__Task statement__: Output every line of the material exactly, omitting images.

__Information supplied__:
>>>
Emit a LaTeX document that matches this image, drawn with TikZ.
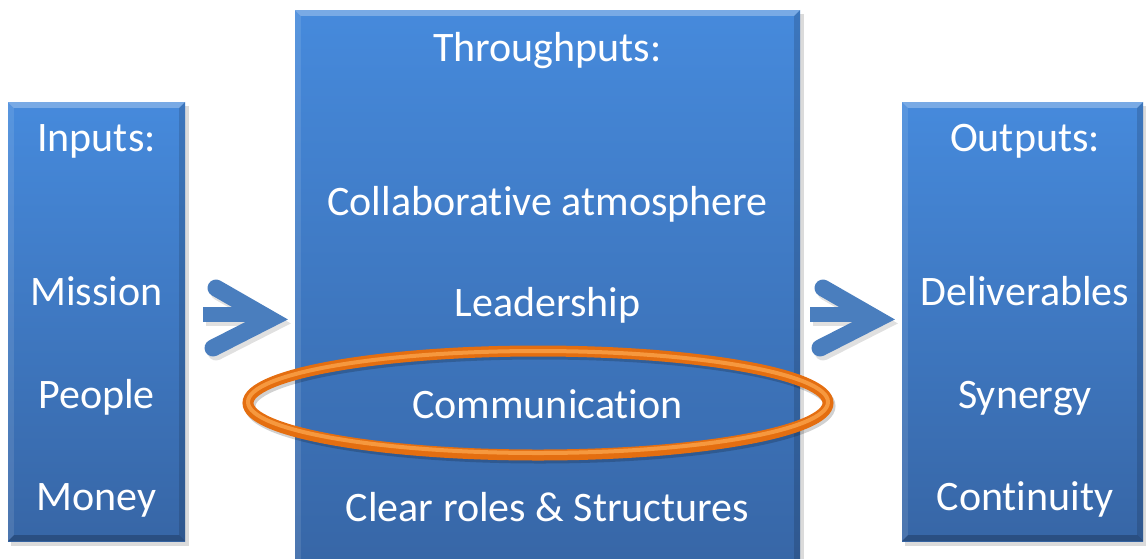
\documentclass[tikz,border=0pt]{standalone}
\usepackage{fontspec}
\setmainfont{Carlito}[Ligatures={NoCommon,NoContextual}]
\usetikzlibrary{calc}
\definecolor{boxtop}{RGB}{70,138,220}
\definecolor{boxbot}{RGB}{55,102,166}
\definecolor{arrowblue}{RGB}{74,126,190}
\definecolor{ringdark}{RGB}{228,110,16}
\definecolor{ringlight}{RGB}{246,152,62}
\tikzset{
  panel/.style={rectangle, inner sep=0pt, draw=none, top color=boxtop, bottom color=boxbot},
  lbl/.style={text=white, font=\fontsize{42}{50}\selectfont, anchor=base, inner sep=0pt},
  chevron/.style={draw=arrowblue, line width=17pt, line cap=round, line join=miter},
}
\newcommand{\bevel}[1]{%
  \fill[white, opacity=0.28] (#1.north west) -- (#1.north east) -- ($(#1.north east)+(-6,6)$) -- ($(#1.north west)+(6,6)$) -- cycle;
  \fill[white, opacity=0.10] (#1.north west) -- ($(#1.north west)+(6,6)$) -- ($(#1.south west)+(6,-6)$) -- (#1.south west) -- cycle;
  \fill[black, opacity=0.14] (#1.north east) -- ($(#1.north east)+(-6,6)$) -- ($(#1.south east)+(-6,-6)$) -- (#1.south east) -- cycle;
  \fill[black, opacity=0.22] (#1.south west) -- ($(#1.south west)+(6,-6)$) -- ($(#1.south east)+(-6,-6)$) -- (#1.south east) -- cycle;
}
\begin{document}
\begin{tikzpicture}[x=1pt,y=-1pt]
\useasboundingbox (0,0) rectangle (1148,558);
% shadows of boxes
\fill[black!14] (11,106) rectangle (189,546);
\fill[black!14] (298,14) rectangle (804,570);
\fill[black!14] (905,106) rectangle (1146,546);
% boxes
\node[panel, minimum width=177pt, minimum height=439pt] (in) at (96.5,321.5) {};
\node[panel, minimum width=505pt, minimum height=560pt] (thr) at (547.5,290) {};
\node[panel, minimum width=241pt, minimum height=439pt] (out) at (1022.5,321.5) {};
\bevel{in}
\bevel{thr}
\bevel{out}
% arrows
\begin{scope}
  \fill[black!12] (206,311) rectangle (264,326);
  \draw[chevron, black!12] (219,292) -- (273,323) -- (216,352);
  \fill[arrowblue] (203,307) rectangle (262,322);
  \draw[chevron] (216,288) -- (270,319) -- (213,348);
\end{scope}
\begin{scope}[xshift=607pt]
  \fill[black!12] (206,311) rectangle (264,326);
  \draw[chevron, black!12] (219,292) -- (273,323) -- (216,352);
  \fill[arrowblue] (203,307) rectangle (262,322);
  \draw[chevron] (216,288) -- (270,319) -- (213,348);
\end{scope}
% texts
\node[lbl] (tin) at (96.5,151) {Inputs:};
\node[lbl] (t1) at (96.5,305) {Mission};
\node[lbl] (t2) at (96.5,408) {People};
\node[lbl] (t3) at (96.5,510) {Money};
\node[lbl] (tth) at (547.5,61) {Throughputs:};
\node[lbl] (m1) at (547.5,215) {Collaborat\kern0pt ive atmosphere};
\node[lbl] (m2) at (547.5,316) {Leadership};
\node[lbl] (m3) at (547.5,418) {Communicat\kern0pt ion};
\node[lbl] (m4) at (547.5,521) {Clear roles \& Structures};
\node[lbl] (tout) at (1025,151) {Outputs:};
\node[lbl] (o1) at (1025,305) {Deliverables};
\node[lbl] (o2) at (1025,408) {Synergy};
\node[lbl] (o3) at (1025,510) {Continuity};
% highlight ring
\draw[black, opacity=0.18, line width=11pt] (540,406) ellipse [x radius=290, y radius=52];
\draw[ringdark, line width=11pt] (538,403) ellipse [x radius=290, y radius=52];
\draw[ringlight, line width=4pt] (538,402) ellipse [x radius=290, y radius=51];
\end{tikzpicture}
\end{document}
<<<
__Task response__:
Emit a LaTeX document that matches this image, drawn with TikZ.
\documentclass[tikz,border=0pt]{standalone}
\usepackage{fontspec}
\setmainfont{Carlito}[Ligatures={NoCommon,NoContextual}]
\usetikzlibrary{calc}
\definecolor{boxtop}{RGB}{70,138,220}
\definecolor{boxbot}{RGB}{55,102,166}
\definecolor{arrowblue}{RGB}{74,126,190}
\definecolor{ringdark}{RGB}{228,110,16}
\definecolor{ringlight}{RGB}{246,152,62}
\tikzset{
  panel/.style={rectangle, inner sep=0pt, draw=none, top color=boxtop, bottom color=boxbot},
  lbl/.style={text=white, font=\fontsize{42}{50}\selectfont, anchor=base, inner sep=0pt},
  chevron/.style={draw=arrowblue, line width=17pt, line cap=round, line join=miter},
}
\newcommand{\bevel}[1]{%
  \fill[white, opacity=0.28] (#1.north west) -- (#1.north east) -- ($(#1.north east)+(-6,6)$) -- ($(#1.north west)+(6,6)$) -- cycle;
  \fill[white, opacity=0.10] (#1.north west) -- ($(#1.north west)+(6,6)$) -- ($(#1.south west)+(6,-6)$) -- (#1.south west) -- cycle;
  \fill[black, opacity=0.14] (#1.north east) -- ($(#1.north east)+(-6,6)$) -- ($(#1.south east)+(-6,-6)$) -- (#1.south east) -- cycle;
  \fill[black, opacity=0.22] (#1.south west) -- ($(#1.south west)+(6,-6)$) -- ($(#1.south east)+(-6,-6)$) -- (#1.south east) -- cycle;
}
\begin{document}
\begin{tikzpicture}[x=1pt,y=-1pt]
\useasboundingbox (0,0) rectangle (1148,558);
% shadows of boxes
\fill[black!14] (11,106) rectangle (189,546);
\fill[black!14] (298,14) rectangle (804,570);
\fill[black!14] (905,106) rectangle (1146,546);
% boxes
\node[panel, minimum width=177pt, minimum height=439pt] (in) at (96.5,321.5) {};
\node[panel, minimum width=505pt, minimum height=560pt] (thr) at (547.5,290) {};
\node[panel, minimum width=241pt, minimum height=439pt] (out) at (1022.5,321.5) {};
\bevel{in}
\bevel{thr}
\bevel{out}
% arrows
\begin{scope}
  \fill[black!12] (206,311) rectangle (264,326);
  \draw[chevron, black!12] (219,292) -- (273,323) -- (216,352);
  \fill[arrowblue] (203,307) rectangle (262,322);
  \draw[chevron] (216,288) -- (270,319) -- (213,348);
\end{scope}
\begin{scope}[xshift=607pt]
  \fill[black!12] (206,311) rectangle (264,326);
  \draw[chevron, black!12] (219,292) -- (273,323) -- (216,352);
  \fill[arrowblue] (203,307) rectangle (262,322);
  \draw[chevron] (216,288) -- (270,319) -- (213,348);
\end{scope}
% texts
\node[lbl] (tin) at (96.5,151) {Inputs:};
\node[lbl] (t1) at (96.5,305) {Mission};
\node[lbl] (t2) at (96.5,408) {People};
\node[lbl] (t3) at (96.5,510) {Money};
\node[lbl] (tth) at (547.5,61) {Throughputs:};
\node[lbl] (m1) at (547.5,215) {Collaborat\kern0pt ive atmosphere};
\node[lbl] (m2) at (547.5,316) {Leadership};
\node[lbl] (m3) at (547.5,418) {Communicat\kern0pt ion};
\node[lbl] (m4) at (547.5,521) {Clear roles \& Structures};
\node[lbl] (tout) at (1025,151) {Outputs:};
\node[lbl] (o1) at (1025,305) {Deliverables};
\node[lbl] (o2) at (1025,408) {Synergy};
\node[lbl] (o3) at (1025,510) {Continuity};
% highlight ring
\draw[black, opacity=0.18, line width=11pt] (540,406) ellipse [x radius=290, y radius=52];
\draw[ringdark, line width=11pt] (538,403) ellipse [x radius=290, y radius=52];
\draw[ringlight, line width=4pt] (538,402) ellipse [x radius=290, y radius=51];
\end{tikzpicture}
\end{document}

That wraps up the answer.